Starting with the first line of the data below, copy each line up to and including the one containing "import pandas as pd". Pictures stay out.

————————

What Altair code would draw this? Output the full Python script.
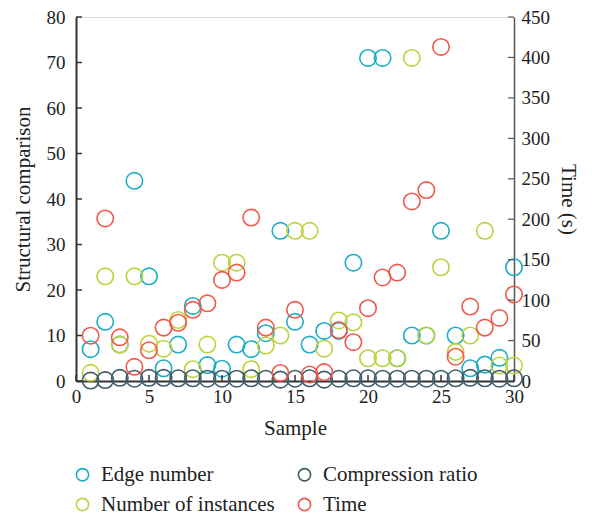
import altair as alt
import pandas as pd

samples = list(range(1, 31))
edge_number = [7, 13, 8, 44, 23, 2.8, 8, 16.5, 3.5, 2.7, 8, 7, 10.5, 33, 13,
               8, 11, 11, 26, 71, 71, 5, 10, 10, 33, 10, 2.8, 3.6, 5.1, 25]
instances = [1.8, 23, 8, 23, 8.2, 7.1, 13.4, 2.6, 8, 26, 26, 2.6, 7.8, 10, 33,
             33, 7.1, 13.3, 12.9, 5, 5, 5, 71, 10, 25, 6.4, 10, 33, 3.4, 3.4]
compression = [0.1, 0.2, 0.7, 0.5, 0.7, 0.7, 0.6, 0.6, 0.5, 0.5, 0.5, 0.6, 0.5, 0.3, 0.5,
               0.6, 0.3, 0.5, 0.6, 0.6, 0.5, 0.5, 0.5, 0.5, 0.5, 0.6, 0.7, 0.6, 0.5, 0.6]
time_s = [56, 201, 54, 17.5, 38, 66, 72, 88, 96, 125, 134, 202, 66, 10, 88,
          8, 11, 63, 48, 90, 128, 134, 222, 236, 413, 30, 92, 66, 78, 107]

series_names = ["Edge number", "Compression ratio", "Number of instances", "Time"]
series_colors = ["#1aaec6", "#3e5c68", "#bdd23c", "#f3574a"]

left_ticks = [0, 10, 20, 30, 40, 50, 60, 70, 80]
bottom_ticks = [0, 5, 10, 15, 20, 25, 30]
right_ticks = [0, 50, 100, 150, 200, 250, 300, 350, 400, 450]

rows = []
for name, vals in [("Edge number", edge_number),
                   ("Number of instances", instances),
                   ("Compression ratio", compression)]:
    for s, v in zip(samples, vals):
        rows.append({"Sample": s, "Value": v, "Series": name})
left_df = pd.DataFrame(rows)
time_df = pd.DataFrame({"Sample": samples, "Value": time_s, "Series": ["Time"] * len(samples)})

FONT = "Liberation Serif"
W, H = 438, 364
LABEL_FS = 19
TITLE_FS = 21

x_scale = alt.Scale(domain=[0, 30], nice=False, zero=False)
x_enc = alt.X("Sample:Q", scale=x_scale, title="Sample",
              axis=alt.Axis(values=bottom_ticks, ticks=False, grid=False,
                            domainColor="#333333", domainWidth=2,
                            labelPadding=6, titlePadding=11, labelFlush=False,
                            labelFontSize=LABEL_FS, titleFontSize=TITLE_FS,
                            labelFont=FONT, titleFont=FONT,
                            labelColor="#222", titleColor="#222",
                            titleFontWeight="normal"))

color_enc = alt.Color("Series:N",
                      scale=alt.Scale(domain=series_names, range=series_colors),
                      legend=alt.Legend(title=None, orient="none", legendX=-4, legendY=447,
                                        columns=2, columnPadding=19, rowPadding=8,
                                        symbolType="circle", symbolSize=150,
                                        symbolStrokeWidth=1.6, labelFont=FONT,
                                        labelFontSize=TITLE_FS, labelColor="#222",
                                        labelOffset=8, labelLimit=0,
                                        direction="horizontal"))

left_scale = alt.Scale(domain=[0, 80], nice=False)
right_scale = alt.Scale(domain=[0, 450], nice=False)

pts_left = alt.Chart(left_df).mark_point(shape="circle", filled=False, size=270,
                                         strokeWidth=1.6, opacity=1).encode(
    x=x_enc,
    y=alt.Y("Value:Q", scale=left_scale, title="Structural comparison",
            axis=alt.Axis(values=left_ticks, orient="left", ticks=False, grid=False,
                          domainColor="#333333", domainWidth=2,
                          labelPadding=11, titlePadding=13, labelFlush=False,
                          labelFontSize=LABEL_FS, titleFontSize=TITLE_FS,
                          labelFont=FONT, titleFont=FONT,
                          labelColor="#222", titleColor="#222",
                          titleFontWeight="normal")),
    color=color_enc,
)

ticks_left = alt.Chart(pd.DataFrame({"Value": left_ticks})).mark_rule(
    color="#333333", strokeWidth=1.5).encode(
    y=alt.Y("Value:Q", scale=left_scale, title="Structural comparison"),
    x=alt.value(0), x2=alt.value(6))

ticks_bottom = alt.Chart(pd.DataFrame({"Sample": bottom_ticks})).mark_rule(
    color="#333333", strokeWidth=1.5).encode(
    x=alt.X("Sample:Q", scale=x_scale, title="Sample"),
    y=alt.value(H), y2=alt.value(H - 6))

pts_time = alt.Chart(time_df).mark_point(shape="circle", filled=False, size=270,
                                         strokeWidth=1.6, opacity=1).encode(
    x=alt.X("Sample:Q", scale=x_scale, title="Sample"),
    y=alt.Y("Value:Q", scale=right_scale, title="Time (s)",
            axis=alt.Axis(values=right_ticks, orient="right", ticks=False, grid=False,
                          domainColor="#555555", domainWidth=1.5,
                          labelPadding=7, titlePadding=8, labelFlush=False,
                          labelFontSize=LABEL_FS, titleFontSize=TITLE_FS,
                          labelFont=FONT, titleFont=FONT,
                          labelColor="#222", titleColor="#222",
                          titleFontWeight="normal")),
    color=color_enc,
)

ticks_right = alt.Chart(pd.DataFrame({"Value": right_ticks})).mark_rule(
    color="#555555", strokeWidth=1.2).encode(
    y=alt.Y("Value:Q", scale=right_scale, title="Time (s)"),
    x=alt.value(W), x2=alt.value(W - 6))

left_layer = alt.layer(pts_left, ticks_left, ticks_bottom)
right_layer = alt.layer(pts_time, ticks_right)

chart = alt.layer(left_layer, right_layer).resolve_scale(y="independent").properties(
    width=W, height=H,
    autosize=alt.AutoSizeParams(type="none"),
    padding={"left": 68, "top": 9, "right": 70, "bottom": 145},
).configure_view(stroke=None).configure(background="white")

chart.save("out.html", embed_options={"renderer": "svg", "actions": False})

————————

» ANSWER FOR THIS EXERCISE:
What Altair code would draw this? Output the full Python script.
import altair as alt
import pandas as pd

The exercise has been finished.